>> START Data segment

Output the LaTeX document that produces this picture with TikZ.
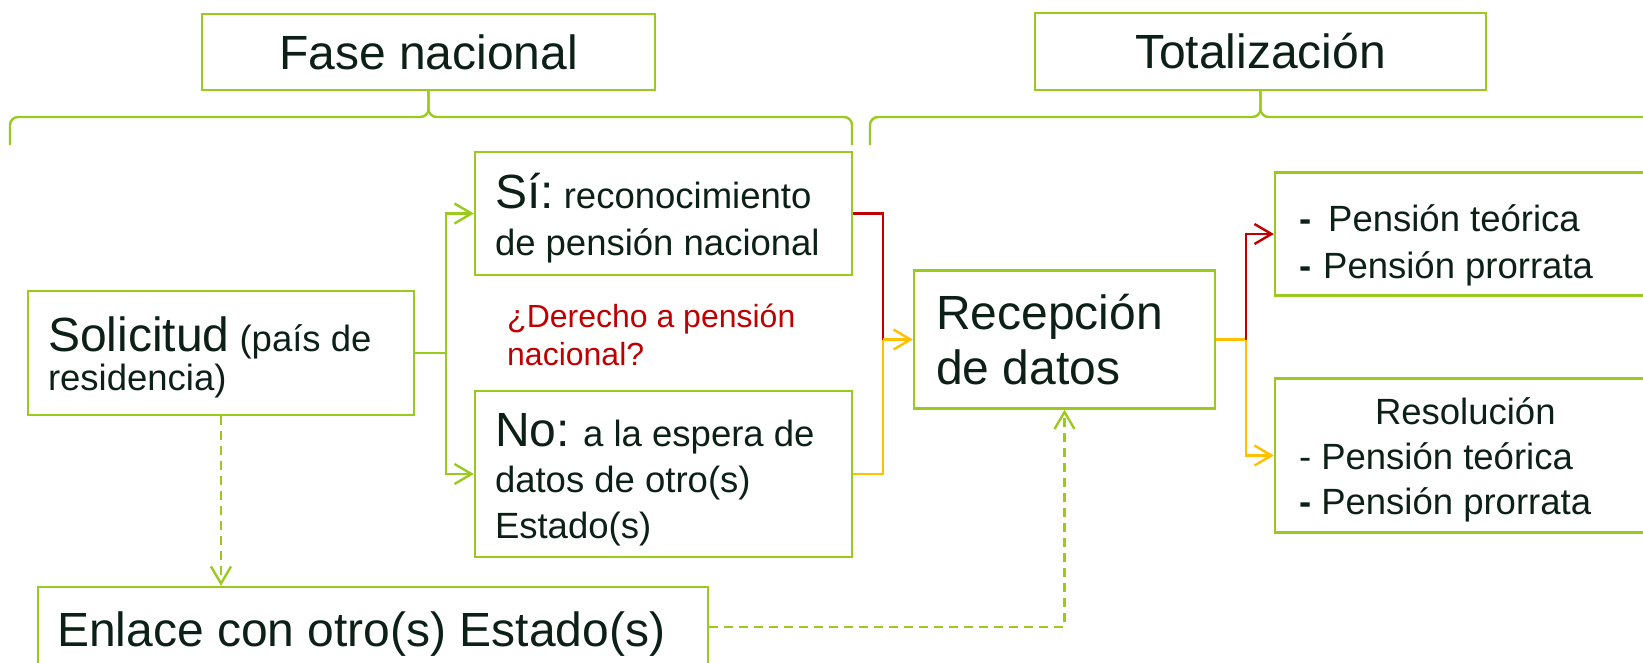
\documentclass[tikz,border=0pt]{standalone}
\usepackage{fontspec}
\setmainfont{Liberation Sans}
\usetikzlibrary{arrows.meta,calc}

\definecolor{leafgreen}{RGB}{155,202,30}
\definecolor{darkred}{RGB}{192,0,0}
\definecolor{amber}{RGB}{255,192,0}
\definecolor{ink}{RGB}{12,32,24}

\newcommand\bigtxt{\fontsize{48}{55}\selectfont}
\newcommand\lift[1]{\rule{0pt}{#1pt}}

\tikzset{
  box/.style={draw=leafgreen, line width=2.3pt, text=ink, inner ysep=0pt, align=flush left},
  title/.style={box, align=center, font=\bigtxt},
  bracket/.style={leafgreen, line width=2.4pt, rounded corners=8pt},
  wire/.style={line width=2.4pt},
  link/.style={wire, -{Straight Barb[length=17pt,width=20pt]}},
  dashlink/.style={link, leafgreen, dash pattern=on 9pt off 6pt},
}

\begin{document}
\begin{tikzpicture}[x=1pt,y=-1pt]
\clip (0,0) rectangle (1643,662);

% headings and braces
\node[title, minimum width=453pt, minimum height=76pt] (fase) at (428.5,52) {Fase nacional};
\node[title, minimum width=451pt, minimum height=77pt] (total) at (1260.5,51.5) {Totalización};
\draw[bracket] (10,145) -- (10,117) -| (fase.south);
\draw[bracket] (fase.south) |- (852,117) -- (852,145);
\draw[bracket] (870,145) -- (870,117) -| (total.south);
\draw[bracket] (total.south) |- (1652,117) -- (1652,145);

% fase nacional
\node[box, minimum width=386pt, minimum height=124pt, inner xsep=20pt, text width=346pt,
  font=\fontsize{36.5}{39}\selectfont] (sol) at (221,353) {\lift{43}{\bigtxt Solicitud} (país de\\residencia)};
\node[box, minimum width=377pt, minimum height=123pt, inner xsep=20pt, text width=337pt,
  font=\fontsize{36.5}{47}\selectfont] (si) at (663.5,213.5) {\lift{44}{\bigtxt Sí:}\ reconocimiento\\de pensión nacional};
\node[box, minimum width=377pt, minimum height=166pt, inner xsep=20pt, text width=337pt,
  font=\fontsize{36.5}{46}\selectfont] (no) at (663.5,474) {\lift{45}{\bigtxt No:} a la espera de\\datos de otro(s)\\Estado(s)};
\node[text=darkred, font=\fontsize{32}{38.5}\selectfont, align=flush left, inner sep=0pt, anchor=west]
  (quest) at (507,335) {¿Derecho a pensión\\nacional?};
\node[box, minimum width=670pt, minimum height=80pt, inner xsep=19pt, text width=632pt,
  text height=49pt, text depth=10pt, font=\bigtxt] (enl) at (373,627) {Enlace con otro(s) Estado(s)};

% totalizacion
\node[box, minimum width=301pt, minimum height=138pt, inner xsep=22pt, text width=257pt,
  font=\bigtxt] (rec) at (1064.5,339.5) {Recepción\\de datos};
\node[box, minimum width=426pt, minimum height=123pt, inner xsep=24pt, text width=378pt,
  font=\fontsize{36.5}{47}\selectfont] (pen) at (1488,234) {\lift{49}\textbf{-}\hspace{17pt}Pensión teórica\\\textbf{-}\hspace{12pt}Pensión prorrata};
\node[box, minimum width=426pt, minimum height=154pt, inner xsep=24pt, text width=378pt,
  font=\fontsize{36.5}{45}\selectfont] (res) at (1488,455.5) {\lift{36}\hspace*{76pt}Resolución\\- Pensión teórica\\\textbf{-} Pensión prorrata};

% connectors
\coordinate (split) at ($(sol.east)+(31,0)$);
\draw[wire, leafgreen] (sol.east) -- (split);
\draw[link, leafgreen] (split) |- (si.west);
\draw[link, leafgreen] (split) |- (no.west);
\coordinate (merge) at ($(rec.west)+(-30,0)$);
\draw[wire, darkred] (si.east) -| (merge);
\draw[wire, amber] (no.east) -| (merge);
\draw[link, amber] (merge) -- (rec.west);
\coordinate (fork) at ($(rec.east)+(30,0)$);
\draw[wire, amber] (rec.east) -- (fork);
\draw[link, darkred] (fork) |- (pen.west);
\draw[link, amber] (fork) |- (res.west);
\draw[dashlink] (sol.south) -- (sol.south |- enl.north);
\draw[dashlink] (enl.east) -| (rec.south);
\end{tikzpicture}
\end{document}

>> END Data segment

• [Challenge] Each line of the data is to be duplicated exactly; pictures stay out of the copy.

• [Task answer]
Output the LaTeX document that produces this picture with TikZ.
\documentclass[tikz,border=0pt]{standalone}
\usepackage{fontspec}
\setmainfont{Liberation Sans}
\usetikzlibrary{arrows.meta,calc}

\definecolor{leafgreen}{RGB}{155,202,30}
\definecolor{darkred}{RGB}{192,0,0}
\definecolor{amber}{RGB}{255,192,0}
\definecolor{ink}{RGB}{12,32,24}

\newcommand\bigtxt{\fontsize{48}{55}\selectfont}
\newcommand\lift[1]{\rule{0pt}{#1pt}}

\tikzset{
  box/.style={draw=leafgreen, line width=2.3pt, text=ink, inner ysep=0pt, align=flush left},
  title/.style={box, align=center, font=\bigtxt},
  bracket/.style={leafgreen, line width=2.4pt, rounded corners=8pt},
  wire/.style={line width=2.4pt},
  link/.style={wire, -{Straight Barb[length=17pt,width=20pt]}},
  dashlink/.style={link, leafgreen, dash pattern=on 9pt off 6pt},
}

\begin{document}
\begin{tikzpicture}[x=1pt,y=-1pt]
\clip (0,0) rectangle (1643,662);

% headings and braces
\node[title, minimum width=453pt, minimum height=76pt] (fase) at (428.5,52) {Fase nacional};
\node[title, minimum width=451pt, minimum height=77pt] (total) at (1260.5,51.5) {Totalización};
\draw[bracket] (10,145) -- (10,117) -| (fase.south);
\draw[bracket] (fase.south) |- (852,117) -- (852,145);
\draw[bracket] (870,145) -- (870,117) -| (total.south);
\draw[bracket] (total.south) |- (1652,117) -- (1652,145);

% fase nacional
\node[box, minimum width=386pt, minimum height=124pt, inner xsep=20pt, text width=346pt,
  font=\fontsize{36.5}{39}\selectfont] (sol) at (221,353) {\lift{43}{\bigtxt Solicitud} (país de\\residencia)};
\node[box, minimum width=377pt, minimum height=123pt, inner xsep=20pt, text width=337pt,
  font=\fontsize{36.5}{47}\selectfont] (si) at (663.5,213.5) {\lift{44}{\bigtxt Sí:}\ reconocimiento\\de pensión nacional};
\node[box, minimum width=377pt, minimum height=166pt, inner xsep=20pt, text width=337pt,
  font=\fontsize{36.5}{46}\selectfont] (no) at (663.5,474) {\lift{45}{\bigtxt No:} a la espera de\\datos de otro(s)\\Estado(s)};
\node[text=darkred, font=\fontsize{32}{38.5}\selectfont, align=flush left, inner sep=0pt, anchor=west]
  (quest) at (507,335) {¿Derecho a pensión\\nacional?};
\node[box, minimum width=670pt, minimum height=80pt, inner xsep=19pt, text width=632pt,
  text height=49pt, text depth=10pt, font=\bigtxt] (enl) at (373,627) {Enlace con otro(s) Estado(s)};

% totalizacion
\node[box, minimum width=301pt, minimum height=138pt, inner xsep=22pt, text width=257pt,
  font=\bigtxt] (rec) at (1064.5,339.5) {Recepción\\de datos};
\node[box, minimum width=426pt, minimum height=123pt, inner xsep=24pt, text width=378pt,
  font=\fontsize{36.5}{47}\selectfont] (pen) at (1488,234) {\lift{49}\textbf{-}\hspace{17pt}Pensión teórica\\\textbf{-}\hspace{12pt}Pensión prorrata};
\node[box, minimum width=426pt, minimum height=154pt, inner xsep=24pt, text width=378pt,
  font=\fontsize{36.5}{45}\selectfont] (res) at (1488,455.5) {\lift{36}\hspace*{76pt}Resolución\\- Pensión teórica\\\textbf{-} Pensión prorrata};

% connectors
\coordinate (split) at ($(sol.east)+(31,0)$);
\draw[wire, leafgreen] (sol.east) -- (split);
\draw[link, leafgreen] (split) |- (si.west);
\draw[link, leafgreen] (split) |- (no.west);
\coordinate (merge) at ($(rec.west)+(-30,0)$);
\draw[wire, darkred] (si.east) -| (merge);
\draw[wire, amber] (no.east) -| (merge);
\draw[link, amber] (merge) -- (rec.west);
\coordinate (fork) at ($(rec.east)+(30,0)$);
\draw[wire, amber] (rec.east) -- (fork);
\draw[link, darkred] (fork) |- (pen.west);
\draw[link, amber] (fork) |- (res.west);
\draw[dashlink] (sol.south) -- (sol.south |- enl.north);
\draw[dashlink] (enl.east) -| (rec.south);
\end{tikzpicture}
\end{document}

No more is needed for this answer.